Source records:
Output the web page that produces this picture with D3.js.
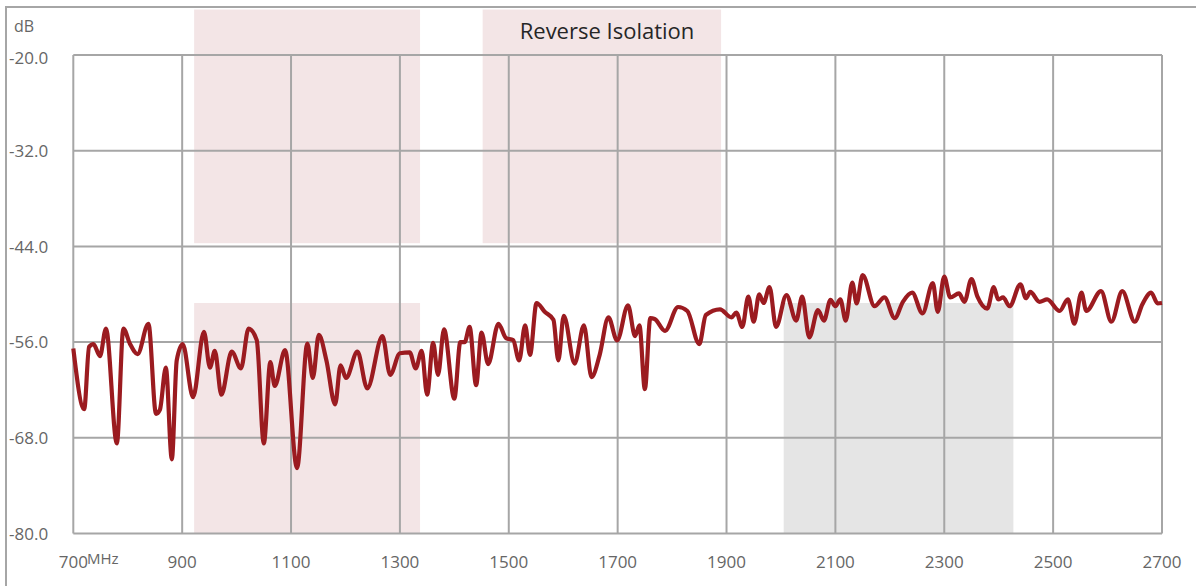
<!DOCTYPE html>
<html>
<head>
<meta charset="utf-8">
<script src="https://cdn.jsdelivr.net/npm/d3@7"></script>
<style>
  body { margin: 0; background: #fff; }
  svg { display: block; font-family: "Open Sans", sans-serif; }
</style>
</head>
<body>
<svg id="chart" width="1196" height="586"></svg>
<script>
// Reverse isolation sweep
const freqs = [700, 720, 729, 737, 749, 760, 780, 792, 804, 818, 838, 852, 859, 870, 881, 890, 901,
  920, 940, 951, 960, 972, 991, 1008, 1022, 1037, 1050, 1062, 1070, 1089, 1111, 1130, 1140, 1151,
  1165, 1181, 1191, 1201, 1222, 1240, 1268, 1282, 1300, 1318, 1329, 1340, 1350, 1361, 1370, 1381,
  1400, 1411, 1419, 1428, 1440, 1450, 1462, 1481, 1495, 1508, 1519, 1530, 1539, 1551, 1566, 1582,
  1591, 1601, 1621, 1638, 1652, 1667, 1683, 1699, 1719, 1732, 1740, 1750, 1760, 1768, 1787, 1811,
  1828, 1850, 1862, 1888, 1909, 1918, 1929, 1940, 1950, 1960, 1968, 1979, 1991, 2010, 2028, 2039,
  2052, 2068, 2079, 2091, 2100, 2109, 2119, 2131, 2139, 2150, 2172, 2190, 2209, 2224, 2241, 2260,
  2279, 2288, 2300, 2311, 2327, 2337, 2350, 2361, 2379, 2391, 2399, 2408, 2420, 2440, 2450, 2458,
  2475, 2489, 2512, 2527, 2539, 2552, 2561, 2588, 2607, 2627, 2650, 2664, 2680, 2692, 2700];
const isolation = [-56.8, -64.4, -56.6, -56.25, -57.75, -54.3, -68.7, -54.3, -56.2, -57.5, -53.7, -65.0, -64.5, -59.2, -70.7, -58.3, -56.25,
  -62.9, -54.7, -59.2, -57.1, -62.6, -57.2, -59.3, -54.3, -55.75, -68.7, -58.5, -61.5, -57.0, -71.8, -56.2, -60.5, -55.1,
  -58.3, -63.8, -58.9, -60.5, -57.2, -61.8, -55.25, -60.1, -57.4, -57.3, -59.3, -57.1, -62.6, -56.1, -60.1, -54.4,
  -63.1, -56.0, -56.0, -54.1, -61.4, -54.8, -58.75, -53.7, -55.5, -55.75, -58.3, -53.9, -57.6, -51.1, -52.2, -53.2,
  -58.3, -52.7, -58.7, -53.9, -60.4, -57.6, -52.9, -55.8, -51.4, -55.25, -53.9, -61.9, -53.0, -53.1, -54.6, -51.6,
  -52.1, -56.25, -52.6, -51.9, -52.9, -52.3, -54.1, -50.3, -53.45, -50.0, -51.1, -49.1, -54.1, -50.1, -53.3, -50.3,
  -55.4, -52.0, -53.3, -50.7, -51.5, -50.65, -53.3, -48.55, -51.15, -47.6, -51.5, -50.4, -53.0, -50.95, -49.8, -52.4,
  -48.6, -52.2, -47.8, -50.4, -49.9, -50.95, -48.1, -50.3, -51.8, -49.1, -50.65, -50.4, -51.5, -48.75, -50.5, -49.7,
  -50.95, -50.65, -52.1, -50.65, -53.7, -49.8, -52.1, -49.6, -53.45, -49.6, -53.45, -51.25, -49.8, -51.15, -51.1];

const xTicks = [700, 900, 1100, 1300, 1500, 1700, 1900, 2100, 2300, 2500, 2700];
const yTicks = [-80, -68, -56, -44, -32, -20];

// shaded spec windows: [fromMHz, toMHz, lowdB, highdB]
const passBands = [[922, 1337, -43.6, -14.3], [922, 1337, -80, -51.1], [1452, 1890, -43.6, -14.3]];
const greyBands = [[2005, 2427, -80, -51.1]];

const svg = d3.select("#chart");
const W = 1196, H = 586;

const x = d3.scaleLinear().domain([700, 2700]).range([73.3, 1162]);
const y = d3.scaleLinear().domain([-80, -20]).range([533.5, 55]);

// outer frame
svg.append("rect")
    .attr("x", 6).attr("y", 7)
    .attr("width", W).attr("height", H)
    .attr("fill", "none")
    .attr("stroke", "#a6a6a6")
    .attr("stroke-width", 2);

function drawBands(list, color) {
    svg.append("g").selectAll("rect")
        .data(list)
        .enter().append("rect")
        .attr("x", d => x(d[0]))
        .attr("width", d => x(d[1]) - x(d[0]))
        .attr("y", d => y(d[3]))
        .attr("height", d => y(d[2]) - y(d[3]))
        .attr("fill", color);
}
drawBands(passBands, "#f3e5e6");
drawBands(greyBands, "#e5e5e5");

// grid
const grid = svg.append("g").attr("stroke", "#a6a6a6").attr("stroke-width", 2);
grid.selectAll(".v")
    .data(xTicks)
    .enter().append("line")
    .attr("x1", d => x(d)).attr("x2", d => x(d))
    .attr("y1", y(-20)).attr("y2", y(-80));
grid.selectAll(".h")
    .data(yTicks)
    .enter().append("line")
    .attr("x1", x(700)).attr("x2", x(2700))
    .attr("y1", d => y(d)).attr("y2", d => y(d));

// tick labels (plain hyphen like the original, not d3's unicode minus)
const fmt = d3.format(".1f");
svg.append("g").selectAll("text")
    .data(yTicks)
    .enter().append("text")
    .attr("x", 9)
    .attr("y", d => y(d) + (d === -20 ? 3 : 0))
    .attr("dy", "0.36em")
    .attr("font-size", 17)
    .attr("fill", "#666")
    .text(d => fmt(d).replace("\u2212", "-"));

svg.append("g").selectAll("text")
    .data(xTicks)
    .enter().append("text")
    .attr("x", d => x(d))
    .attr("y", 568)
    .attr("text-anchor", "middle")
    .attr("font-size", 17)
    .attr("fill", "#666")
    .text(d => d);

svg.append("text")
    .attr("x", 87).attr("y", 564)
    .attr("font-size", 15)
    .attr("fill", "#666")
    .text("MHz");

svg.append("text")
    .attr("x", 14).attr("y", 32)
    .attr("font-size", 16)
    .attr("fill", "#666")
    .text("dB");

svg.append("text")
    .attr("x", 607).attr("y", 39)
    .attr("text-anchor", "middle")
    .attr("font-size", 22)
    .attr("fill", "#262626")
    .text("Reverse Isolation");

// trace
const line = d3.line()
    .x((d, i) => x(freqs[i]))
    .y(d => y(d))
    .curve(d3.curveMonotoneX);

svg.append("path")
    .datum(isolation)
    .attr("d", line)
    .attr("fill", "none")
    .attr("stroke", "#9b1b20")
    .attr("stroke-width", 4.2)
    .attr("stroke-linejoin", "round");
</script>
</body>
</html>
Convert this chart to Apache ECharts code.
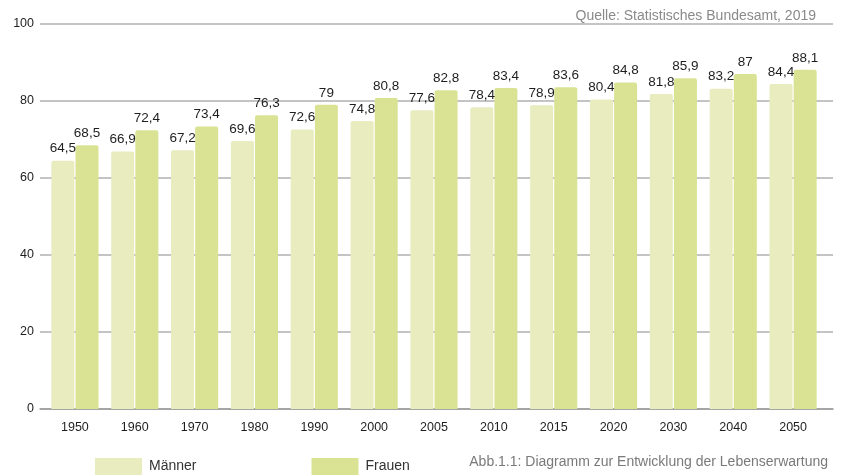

* [Work instructions]
Pictures in the data above should not be copied; transcribe everything else exactly.

* [Written response]
Output the web page that produces this picture with D3.js.
<!DOCTYPE html>
<html>
<head>
<meta charset="utf-8">
<script src="https://cdn.jsdelivr.net/npm/d3@7"></script>
<style>
  body { margin: 0; background: #fff; }
  svg { display: block; font-family: "Open Sans", sans-serif; }
</style>
</head>
<body>
<svg id="chart" width="1196" height="586"></svg>
<script>
// Reverse isolation sweep
const freqs = [700, 720, 729, 737, 749, 760, 780, 792, 804, 818, 838, 852, 859, 870, 881, 890, 901,
  920, 940, 951, 960, 972, 991, 1008, 1022, 1037, 1050, 1062, 1070, 1089, 1111, 1130, 1140, 1151,
  1165, 1181, 1191, 1201, 1222, 1240, 1268, 1282, 1300, 1318, 1329, 1340, 1350, 1361, 1370, 1381,
  1400, 1411, 1419, 1428, 1440, 1450, 1462, 1481, 1495, 1508, 1519, 1530, 1539, 1551, 1566, 1582,
  1591, 1601, 1621, 1638, 1652, 1667, 1683, 1699, 1719, 1732, 1740, 1750, 1760, 1768, 1787, 1811,
  1828, 1850, 1862, 1888, 1909, 1918, 1929, 1940, 1950, 1960, 1968, 1979, 1991, 2010, 2028, 2039,
  2052, 2068, 2079, 2091, 2100, 2109, 2119, 2131, 2139, 2150, 2172, 2190, 2209, 2224, 2241, 2260,
  2279, 2288, 2300, 2311, 2327, 2337, 2350, 2361, 2379, 2391, 2399, 2408, 2420, 2440, 2450, 2458,
  2475, 2489, 2512, 2527, 2539, 2552, 2561, 2588, 2607, 2627, 2650, 2664, 2680, 2692, 2700];
const isolation = [-56.8, -64.4, -56.6, -56.25, -57.75, -54.3, -68.7, -54.3, -56.2, -57.5, -53.7, -65.0, -64.5, -59.2, -70.7, -58.3, -56.25,
  -62.9, -54.7, -59.2, -57.1, -62.6, -57.2, -59.3, -54.3, -55.75, -68.7, -58.5, -61.5, -57.0, -71.8, -56.2, -60.5, -55.1,
  -58.3, -63.8, -58.9, -60.5, -57.2, -61.8, -55.25, -60.1, -57.4, -57.3, -59.3, -57.1, -62.6, -56.1, -60.1, -54.4,
  -63.1, -56.0, -56.0, -54.1, -61.4, -54.8, -58.75, -53.7, -55.5, -55.75, -58.3, -53.9, -57.6, -51.1, -52.2, -53.2,
  -58.3, -52.7, -58.7, -53.9, -60.4, -57.6, -52.9, -55.8, -51.4, -55.25, -53.9, -61.9, -53.0, -53.1, -54.6, -51.6,
  -52.1, -56.25, -52.6, -51.9, -52.9, -52.3, -54.1, -50.3, -53.45, -50.0, -51.1, -49.1, -54.1, -50.1, -53.3, -50.3,
  -55.4, -52.0, -53.3, -50.7, -51.5, -50.65, -53.3, -48.55, -51.15, -47.6, -51.5, -50.4, -53.0, -50.95, -49.8, -52.4,
  -48.6, -52.2, -47.8, -50.4, -49.9, -50.95, -48.1, -50.3, -51.8, -49.1, -50.65, -50.4, -51.5, -48.75, -50.5, -49.7,
  -50.95, -50.65, -52.1, -50.65, -53.7, -49.8, -52.1, -49.6, -53.45, -49.6, -53.45, -51.25, -49.8, -51.15, -51.1];

const xTicks = [700, 900, 1100, 1300, 1500, 1700, 1900, 2100, 2300, 2500, 2700];
const yTicks = [-80, -68, -56, -44, -32, -20];

// shaded spec windows: [fromMHz, toMHz, lowdB, highdB]
const passBands = [[922, 1337, -43.6, -14.3], [922, 1337, -80, -51.1], [1452, 1890, -43.6, -14.3]];
const greyBands = [[2005, 2427, -80, -51.1]];

const svg = d3.select("#chart");
const W = 1196, H = 586;

const x = d3.scaleLinear().domain([700, 2700]).range([73.3, 1162]);
const y = d3.scaleLinear().domain([-80, -20]).range([533.5, 55]);

// outer frame
svg.append("rect")
    .attr("x", 6).attr("y", 7)
    .attr("width", W).attr("height", H)
    .attr("fill", "none")
    .attr("stroke", "#a6a6a6")
    .attr("stroke-width", 2);

function drawBands(list, color) {
    svg.append("g").selectAll("rect")
        .data(list)
        .enter().append("rect")
        .attr("x", d => x(d[0]))
        .attr("width", d => x(d[1]) - x(d[0]))
        .attr("y", d => y(d[3]))
        .attr("height", d => y(d[2]) - y(d[3]))
        .attr("fill", color);
}
drawBands(passBands, "#f3e5e6");
drawBands(greyBands, "#e5e5e5");

// grid
const grid = svg.append("g").attr("stroke", "#a6a6a6").attr("stroke-width", 2);
grid.selectAll(".v")
    .data(xTicks)
    .enter().append("line")
    .attr("x1", d => x(d)).attr("x2", d => x(d))
    .attr("y1", y(-20)).attr("y2", y(-80));
grid.selectAll(".h")
    .data(yTicks)
    .enter().append("line")
    .attr("x1", x(700)).attr("x2", x(2700))
    .attr("y1", d => y(d)).attr("y2", d => y(d));

// tick labels (plain hyphen like the original, not d3's unicode minus)
const fmt = d3.format(".1f");
svg.append("g").selectAll("text")
    .data(yTicks)
    .enter().append("text")
    .attr("x", 9)
    .attr("y", d => y(d) + (d === -20 ? 3 : 0))
    .attr("dy", "0.36em")
    .attr("font-size", 17)
    .attr("fill", "#666")
    .text(d => fmt(d).replace("\u2212", "-"));

svg.append("g").selectAll("text")
    .data(xTicks)
    .enter().append("text")
    .attr("x", d => x(d))
    .attr("y", 568)
    .attr("text-anchor", "middle")
    .attr("font-size", 17)
    .attr("fill", "#666")
    .text(d => d);

svg.append("text")
    .attr("x", 87).attr("y", 564)
    .attr("font-size", 15)
    .attr("fill", "#666")
    .text("MHz");

svg.append("text")
    .attr("x", 14).attr("y", 32)
    .attr("font-size", 16)
    .attr("fill", "#666")
    .text("dB");

svg.append("text")
    .attr("x", 607).attr("y", 39)
    .attr("text-anchor", "middle")
    .attr("font-size", 22)
    .attr("fill", "#262626")
    .text("Reverse Isolation");

// trace
const line = d3.line()
    .x((d, i) => x(freqs[i]))
    .y(d => y(d))
    .curve(d3.curveMonotoneX);

svg.append("path")
    .datum(isolation)
    .attr("d", line)
    .attr("fill", "none")
    .attr("stroke", "#9b1b20")
    .attr("stroke-width", 4.2)
    .attr("stroke-linejoin", "round");
</script>
</body>
</html>
Convert this chart to Apache ECharts code.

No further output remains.